All-day Paleo Stew
There is something about fall weather that makes me want to curl up with a good book, or good movie and just stay indoors. Maybe it is the torrential rain we have in Seattle this time of year, or the penetrating chill of cooler days, or my natural urge to hibernate once the days get shorter. Whatever it is, another element of the perfect cozy indoor afternoon is a pot of something warm, comforting, and filling on the stove. This past weekend, it rained pretty much most of the time, and so I decided to make a stew. I let it cook all day, which was not required, but really turned the meal into something special. The longer you cook a stew, the better it is. I took a recipe from Kelly over at Eat This, and modified it to fit what I had on hand.
Ingredients:
Four large carrots
1 turnip
2 large onions
2 large pork shoulder roasts (ideally, the meat should be lean meat for a closer-to-Paleo fat profile, but this was on sale, and for an occasional meal, it's not going to kill you--by occasional I mean no more than once per week. You probably should stick to lean most of the time if you are eating budget Paleo like me, here's why.)
1 cup wine.
3 T. mixed thyme, rosemary, and marjoram.
2 bay leaves.
Salt and pepper to taste.
Chop roasts into manageable chunks. (Mine were about 2 inches.) Brown in a dutch oven or large stew pot in batches. (My stew pot is a fairly large dutch oven, and with all the ingredients it was filled to the brim.) I browned the meat about a forth at a time so there was plenty of room, and the meat really browned , then I removed it to a large platter until it was all done. Next, chop the vegetables into large chunks. Mine were about 1 inch. Let vegetables brown for around 5 minutes, then add meat, herbs, salt and pepper, meat, and wine. Stir thoroughly, then cover and place in 350 degree oven for 2-3 hours. Every hour or so, check on the stew and stir it up a bit. After about 3 hours, remove the stew to the top of the stove, place it over a medium heat and remove the lid. You should have quite a lot of juice in the pot, and the idea here is to let it cook down. Let it simmer on medium, boiling all the excess liquid away for another three hours. Keep an eye on it so that it doesn't burn--I pretty much let it boil for about two hours, stirring it every once in a while, then turned it to medium low for another hour, then low for another two hours. By the time we ate it, the meat was tender and falling apart, the onions, carrots and turnip had melded into a sweetness that truly complimented the meat and the stew was a tender delight. This is a low maintenance meal--something you can put on the stove and pretty much forget about. I give it four thumbs up on the yum factor! Especially edible.
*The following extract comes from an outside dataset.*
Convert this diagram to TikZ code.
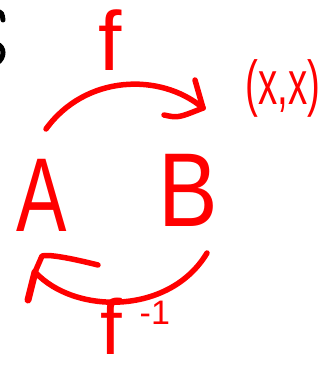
\documentclass[tikz,border=0pt]{standalone}
\usepackage{fontspec}
\setmainfont{Liberation Sans}
\definecolor{ink}{RGB}{255,0,0}
\begin{document}
\begin{tikzpicture}[x=1pt,y=-1pt,
  stroke/.style={draw=ink, line width=5.5pt, line cap=round, line join=round},
  lbl/.style={text=ink, inner sep=0pt}]
\useasboundingbox (0,0) rectangle (334,372);
% cut-off black glyph at the left edge
\draw[black, line width=5pt, line cap=round] (-3,11) .. controls (2,13) .. (3,20);
\draw[black, line width=5pt, line cap=round] (-3,44) .. controls (5,47) and (5,58) .. (-3,63);
% labels
\node[lbl, font=\fontsize{105}{110}\selectfont] (A) at (42,195) {\scalebox{0.72}[1]{A}};
\node[lbl, font=\fontsize{105}{110}\selectfont] (B) at (188,190) {\scalebox{0.85}[1]{B}};
\node[lbl, font=\fontsize{84}{88}\selectfont] (f) at (110,40) {f};
\node[lbl, font=\fontsize{62}{66}\selectfont] (xx) at (283,88) {\scalebox{0.62}[1]{(x,x)}};
\node[lbl, font=\fontsize{78}{82}\selectfont] (finv) at (135,326) {f\hspace{18pt}{\fontsize{34}{34}\selectfont\raisebox{30pt}{-1}}};
% top arrow f : A -> B
\coordinate (t0) at (46,129);
\coordinate (t1) at (203,108);
\coordinate (tb1) at (195,80);
\coordinate (tb2) at (164,115);
\draw[stroke] (t0) .. controls (85,75) and (160,72) .. (t1);
\draw[stroke] (tb1) -- (t1);
\draw[stroke] (tb2) .. controls (178,118) .. (t1);
% bottom arrow f^{-1} : B -> A
\coordinate (b0) at (207,253);
\coordinate (b1) at (35,272);
\coordinate (bb1) at (98,265);
\coordinate (bb2) at (28,300);
\draw[stroke] (b0) .. controls (170,315) and (75,315) .. (b1);
\draw[stroke] (bb1) .. controls (70,258) and (48,254) .. (42,256) -- (b1);
\draw[stroke, line width=7pt] (b1) -- (bb2);
\end{tikzpicture}
\end{document}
I just want to update this to add that this week I made this again with 2 pounds of pork loin and I doubled the veggies. It was better than before, so if you need to stretch a stew with root vegetables, these are good choices. You can get huge bags of organic carrots at Costco for a good price (I think two large bags for $2.99) Also onions are dirt cheap at Costco, and parsnips are usually pretty cheap at the grocery store. (I bought two enormous organic ones for 69 cents at QFC). Anyway, stew is one of our favorites lately, very affordable and excellent leftovers!